Writing in Monday’s “Financial Times”, Bolkestein said he found it “difficult to believe that the Swiss government is hesitating to help its EU neighbours to uphold their own laws, including fiscal ones”.

“We are asking the most normal thing in the world from the Swiss authorities,” he added, “namely to help to ensure that EU citizens pay their taxes… I cannot stand cheats or free-riders.
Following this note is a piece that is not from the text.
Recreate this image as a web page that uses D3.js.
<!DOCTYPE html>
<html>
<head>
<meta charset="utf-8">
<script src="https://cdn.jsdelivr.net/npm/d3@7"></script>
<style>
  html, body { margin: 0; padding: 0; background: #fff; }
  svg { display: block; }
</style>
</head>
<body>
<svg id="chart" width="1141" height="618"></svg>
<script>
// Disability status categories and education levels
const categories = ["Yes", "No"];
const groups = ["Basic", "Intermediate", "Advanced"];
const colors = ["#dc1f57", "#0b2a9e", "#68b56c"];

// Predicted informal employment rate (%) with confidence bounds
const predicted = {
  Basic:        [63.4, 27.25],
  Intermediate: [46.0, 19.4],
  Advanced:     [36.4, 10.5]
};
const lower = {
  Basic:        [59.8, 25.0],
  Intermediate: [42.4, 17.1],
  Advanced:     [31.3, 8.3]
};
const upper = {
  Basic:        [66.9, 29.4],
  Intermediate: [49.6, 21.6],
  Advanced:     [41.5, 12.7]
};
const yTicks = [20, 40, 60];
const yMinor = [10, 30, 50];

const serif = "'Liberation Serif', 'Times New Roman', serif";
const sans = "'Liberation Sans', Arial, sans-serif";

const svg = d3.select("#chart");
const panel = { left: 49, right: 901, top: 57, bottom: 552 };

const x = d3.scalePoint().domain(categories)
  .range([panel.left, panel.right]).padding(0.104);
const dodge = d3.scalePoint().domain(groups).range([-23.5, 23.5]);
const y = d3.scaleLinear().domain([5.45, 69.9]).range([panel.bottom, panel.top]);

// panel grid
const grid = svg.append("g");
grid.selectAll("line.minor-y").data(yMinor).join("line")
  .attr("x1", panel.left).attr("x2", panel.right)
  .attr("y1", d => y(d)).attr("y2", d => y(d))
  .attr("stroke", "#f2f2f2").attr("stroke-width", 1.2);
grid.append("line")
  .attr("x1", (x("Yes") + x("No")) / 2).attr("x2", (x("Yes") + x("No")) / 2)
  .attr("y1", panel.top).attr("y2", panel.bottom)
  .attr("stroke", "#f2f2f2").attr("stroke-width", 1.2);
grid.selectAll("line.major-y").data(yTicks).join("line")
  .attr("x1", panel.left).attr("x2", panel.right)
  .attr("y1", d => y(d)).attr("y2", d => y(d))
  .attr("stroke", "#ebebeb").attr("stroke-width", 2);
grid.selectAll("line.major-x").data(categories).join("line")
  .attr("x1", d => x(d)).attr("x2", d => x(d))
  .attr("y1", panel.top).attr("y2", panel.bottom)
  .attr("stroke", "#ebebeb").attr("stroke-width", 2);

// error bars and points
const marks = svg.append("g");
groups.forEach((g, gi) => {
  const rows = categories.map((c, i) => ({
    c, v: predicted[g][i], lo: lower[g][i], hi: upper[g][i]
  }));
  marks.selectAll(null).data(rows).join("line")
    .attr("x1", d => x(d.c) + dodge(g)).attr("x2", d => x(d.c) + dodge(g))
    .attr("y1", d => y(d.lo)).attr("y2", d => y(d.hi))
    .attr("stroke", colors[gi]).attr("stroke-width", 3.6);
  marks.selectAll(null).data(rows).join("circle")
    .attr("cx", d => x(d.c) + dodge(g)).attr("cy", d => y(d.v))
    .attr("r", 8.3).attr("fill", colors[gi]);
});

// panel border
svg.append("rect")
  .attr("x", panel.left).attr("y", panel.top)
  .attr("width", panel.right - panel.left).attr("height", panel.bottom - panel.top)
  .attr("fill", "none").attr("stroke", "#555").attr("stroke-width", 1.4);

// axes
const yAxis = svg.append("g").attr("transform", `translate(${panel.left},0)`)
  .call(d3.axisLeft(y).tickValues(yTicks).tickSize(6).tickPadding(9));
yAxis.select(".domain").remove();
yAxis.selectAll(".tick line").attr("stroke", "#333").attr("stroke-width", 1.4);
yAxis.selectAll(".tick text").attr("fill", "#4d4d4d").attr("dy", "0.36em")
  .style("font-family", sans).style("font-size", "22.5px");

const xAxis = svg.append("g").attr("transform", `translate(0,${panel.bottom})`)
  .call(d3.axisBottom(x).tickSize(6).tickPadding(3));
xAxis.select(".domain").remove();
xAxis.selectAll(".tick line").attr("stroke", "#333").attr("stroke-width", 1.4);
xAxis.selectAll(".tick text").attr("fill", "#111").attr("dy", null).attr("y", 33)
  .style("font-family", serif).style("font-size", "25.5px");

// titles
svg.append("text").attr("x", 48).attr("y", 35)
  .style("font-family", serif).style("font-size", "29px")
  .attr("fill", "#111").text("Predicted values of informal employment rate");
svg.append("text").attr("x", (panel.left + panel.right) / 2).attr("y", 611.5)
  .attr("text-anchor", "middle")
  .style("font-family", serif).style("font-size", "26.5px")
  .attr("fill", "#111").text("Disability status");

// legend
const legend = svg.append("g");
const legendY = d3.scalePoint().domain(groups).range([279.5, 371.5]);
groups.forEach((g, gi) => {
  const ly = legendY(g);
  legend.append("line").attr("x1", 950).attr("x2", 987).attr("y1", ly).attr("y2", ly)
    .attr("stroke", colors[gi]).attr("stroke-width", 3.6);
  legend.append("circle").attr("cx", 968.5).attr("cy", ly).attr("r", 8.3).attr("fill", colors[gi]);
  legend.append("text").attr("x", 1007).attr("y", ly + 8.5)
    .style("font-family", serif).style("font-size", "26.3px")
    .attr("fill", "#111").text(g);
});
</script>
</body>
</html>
Nor can I stand those who make money from the often-lucrative custom of tax cheats.”

Bolkestein also had harsh words for some EU members, which he accused of trying to derail the plan.
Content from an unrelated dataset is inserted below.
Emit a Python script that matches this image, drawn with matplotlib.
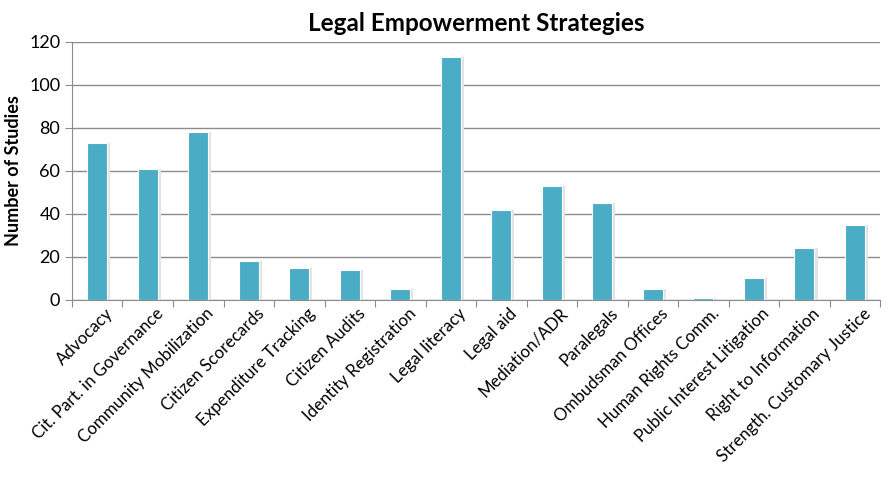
import matplotlib
matplotlib.use("Agg")
import matplotlib.pyplot as plt
import numpy as np

categories = ["Advocacy", "Cit. Part. in Governance", "Community Mobilization",
              "Citizen Scorecards", "Expenditure Tracking", "Citizen Audits",
              "Identity Registration", "Legal literacy", "Legal aid", "Mediation/ADR",
              "Paralegals", "Ombudsman Offices", "Human Rights Comm.",
              "Public Interest Litigation", "Right to Information",
              "Strength. Customary Justice"]
values = [73, 61, 78, 18, 15, 14, 5, 113, 42, 53, 45, 5, 1, 10, 24, 35]
yticks = [0, 20, 40, 60, 80, 100, 120]

plt.rcParams['font.family'] = ['Lato', 'DejaVu Sans']

fig = plt.figure(figsize=(8.92, 4.82), dpi=100)
ax = fig.add_axes([0.0807, 0.378, 0.906, 0.535])

x = np.arange(len(categories))
# soft shadow
ax.bar(x + 0.04, values, width=0.44, color='#e3e3e3', zorder=2)
ax.bar(x, values, width=0.4, color='#4bacc6', edgecolor='white', linewidth=0.8, zorder=3)

ax.set_xlim(-0.5, len(categories) - 0.5)
ax.set_ylim(0, 120)
ax.set_yticks(yticks)
ax.yaxis.grid(True, color='#8c8c8c', linewidth=1)
ax.set_axisbelow(True)
ax.set_xticks(np.arange(len(categories) + 1) - 0.5, minor=False)
ax.set_xticklabels([])
ax.set_xticks(x + 0.15, minor=True)
ax.set_xticklabels(categories, minor=True, rotation=45, ha='right', va='top',
                   rotation_mode='anchor', fontsize=12.2)
ax.tick_params(axis='x', which='minor', length=0, pad=4)
ax.tick_params(axis='x', which='major', length=5, color='#8c8c8c')
ax.tick_params(axis='y', length=5, color='#8c8c8c', labelsize=13)

for s in ['top', 'right']:
    ax.spines[s].set_visible(False)
for s in ['left', 'bottom']:
    ax.spines[s].set_color('#8c8c8c')

ax.set_ylabel('Number of Studies', fontsize=13, fontweight='bold', labelpad=5)
ax.set_title('Legal Empowerment Strategies', fontsize=17.5, fontweight='bold', pad=8)

fig.savefig('out.png', dpi=100)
In a veiled reference to Britain, Belgium, Luxembourg and Austria – Bolkestein said: “Many within the EU… have grown rich by attracting the custom of tax evaders and are not in a hurry to lose that custom.

“Indeed, some of those calling for the strongest possible measures to fight the evasion of savings tax are doing so in the hope that by setting the standards unrealistically high, they will wreck the whole enterprise.”

Information exchange

The EU is forging ahead with plans to impose a system of automatic exchange of information on foreign bank accounts held by its citizens.
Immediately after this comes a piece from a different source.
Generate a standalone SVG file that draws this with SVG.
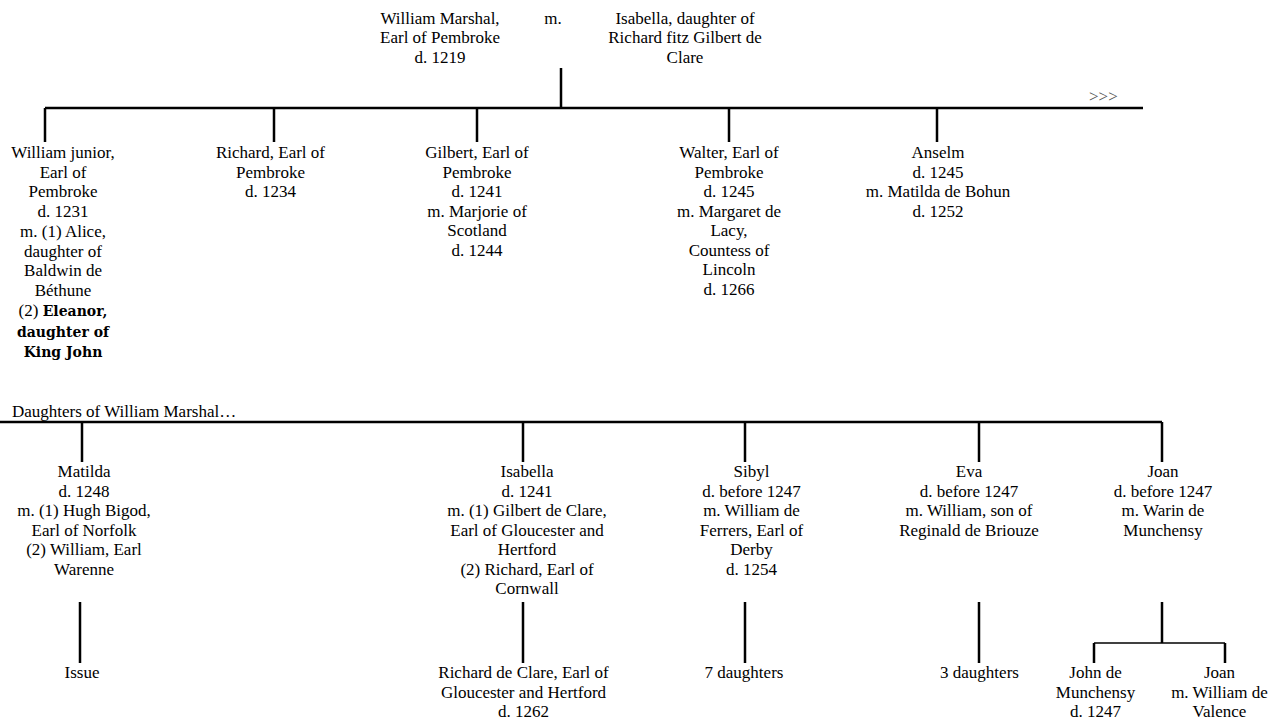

But the EU directive, which is due to come into force by the end of the year, is dependent on the cooperation of a number of key non-EU countries, including Switzerland and the United States.

Belgium, Luxembourg and Austria have made their cooperation with the EU conditional on the participation of other third party states.

“These three EU members would much rather hang on to their financial privacy and have a withholding tax,” said James Nason, spokesman for the Swiss Bankers Association.

“But they have outsourced the battle to defend financial privacy to [Switzerland] and every now and then they’re peeping through their fingers to see how the battle is going.”

Villiger has defended his country’s reluctance to share banking information with the EU, arguing that such a move would compromise existing legislation governing banking secrecy.

A compromise deal tabled by the Swiss to levy a withholding tax on bank accounts held by EU residents has failed to win favour in Brussels.

The main opposition is said to come from Britain, which has long resisted any EU withholding tax on savings over fears that it would damage the City of London’s tax-free Eurobond market.

Villiger under pressure

At Tuesday’s meeting, Villiger is likely to face renewed pressure from EU finance ministers – including the threat of possible sanctions against Switzerland – if he continues to reject calls to share information with Brussels.

Responding to Bolkestein’s comments in the “Financial Times”, Villiger’s spokesman, Daniel Eckmann, said it was unfair of the EU commissioner to “reproach Switzerland for not making any progress… particularly if you compare Switzerland’s attitude with that of other third party countries”.

On Monday, divisions emerged in the EU over the issue, when Luxembourg and Germany clashed publicly on Brussels’ attitude towards Switzerland.

Addressing a conference in Luxembourg, the prime minister, Jean-Claude Juncker, slammed the EU’s heavy-handed approach.

“The way in which some of my colleagues are trying to negotiate with the Swiss is not acceptable. They are treating Switzerland like an alpine Iraq. I won’t stand for it.”

But Germany’s deputy finance minister, Caio Koch-Weser, speaking at the same meeting, said Switzerland’s banks and businesses were aware that banking secrecy was not viable in the long-term.

Ultimately, the issue may be decided by Washington. Brussels is also trying to persuade the US to cooperate with its directive, but so far Washington has remained silent on the issue, at least publicly.

Koch-Weser said he had “no doubt” the US was prepared to exchange information with the EU, but Juncker said he had a different impression.

For his part, Bolkestein is less confident that the EU will prevail.

“Opponents of the EU’s savings tax initiative may yet succeed,” he writes.

“If the enemies of this initiative do manage to wreck it, it will become clear who are the friends of the tax cheats and who are not.”

swissinfo

The EU has called on Switzerland to participate in plans to share information on Swiss bank accounts held by EU citizens.

The Swiss are refusing to cooperate because doing so would contravene banking secrecy.

Bern has instead proposed a withholding tax on EU citizens’ bank accounts which it would pass on to Brussels.